La questione oggi affrontata riguarda la corretta individuazione delle settimane coperte da contribuzione (per la determinazione dei redditi da considerare): ci si chiede, in sostanza, se debba essere considerato oppure no l'intervallo di tempo fra la data di maturazione dei requisiti per l'accesso al pensionamento e la data di insorgenza del diritto alla decorrenza della pensione (cd finestra mobile) introdotto dall'articolo 12, comma 2, lettera b, del Dl 78/2010.

È giusto, in altri termini, che lo svolgimento di attività lavorativa ulteriore, dopo il raggiungimento dei requisiti per il diritto a pensione, possa eventualmente danneggiare l'assicurato, in presenza di redditi diversi e quindi di una contribuzione "meno pesante", considerando il momento successivo (la finestra) in cui effettivamente il lavoratore avrà accesso al trattamento pensionistico?

Si tratta, più in generale, del problema della sterilizzazione o neutralizzazione della contribuzione successiva al raggiungimento del requisito per il diritto, affrontato varie volte dalla Cassazione, e risolto, in un primo momento nell'ambito del lavoro subordinato, con l'affermazione del principio generale secondo cui (si veda Corte costituzionale 388/1995), nella fase successiva al perfezionamento del requisito minimo contributivo, l'ulteriore contribuzione, qualunque sia la natura, è destinata unicamente ad incrementare il livello di pensione già consolidatosi, senza mai poter compromettere la misura della prestazione già maturata (Corte di cassazione 11649/2018).

Con la sentenza 173/2018, la Corte costituzionale aveva effettivamente già provveduto ad allargare questa forma di tutela anche al lavoro autonomo, dichiarando l'illegittimità costituzionale dell'articolo 5 e dell'articolo 1, comma 18, nella parte in cui, ai fini della determinazione delle rispettive quote di trattamento pensionistico, nel caso di prosecuzione della contribuzione da parte dell'assicurato lavoratore autonomo che avesse già conseguito la prescritta anzianità contributiva minima, non prevedevano l'esclusione dal computo della contribuzione successiva nel caso in cui avesse comportato un trattamento pensionistico meno favorevole.

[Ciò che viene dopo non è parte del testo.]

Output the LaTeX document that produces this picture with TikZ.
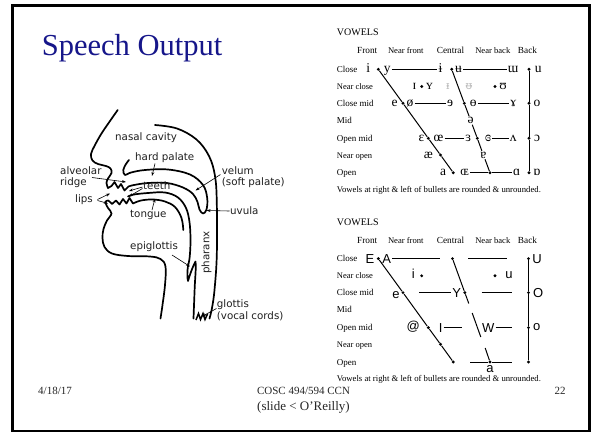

Con la sentenza 177/2019 la Corte non fa che dare applicazione a questo principio. Pur riconoscendo che vi è un esito irragionevole nell'attribuire alla contribuzione versata dopo effetti deteriori sulla complessiva posizione del lavoratore, tuttavia, ritiene superata la questione mediante l'applicazione diretta di quanto disposto nella sentenza del 2018, che, in via generale, ha fondato il principio della operatività del meccanismo della neutralizzazione anche per i lavoratori autonomi iscritti alle gestioni speciali dell'Inps. Anche al di là delle singole norme di cui si dubita della legittimità costituzionale, il carattere generale di questo principio ne consente l'applicazione a tutte le vicende analoghe.

Dunque, il problema non è tanto quello di individuare il momento del perfezionamento dei requisiti. Se anche, conformemente alla tesi dell'Inps, è al momento successivo della finestra a cui occorre guardare e nel quale può dirsi effettivamente perfezionato il requisito per l'accesso al trattamento pensionistico, tale conclusione non può comunque comportare effetti negativi per il lavoratore, in quanto non si potrà in nessun modo tener conto della contribuzione successiva alla data di perfezionamento del requisito contributivo, nell'ipotesi in cui determini, per i redditi prodotti fino al momento della finestra, una riduzione del trattamento pensionistico oggettivamente misurabile.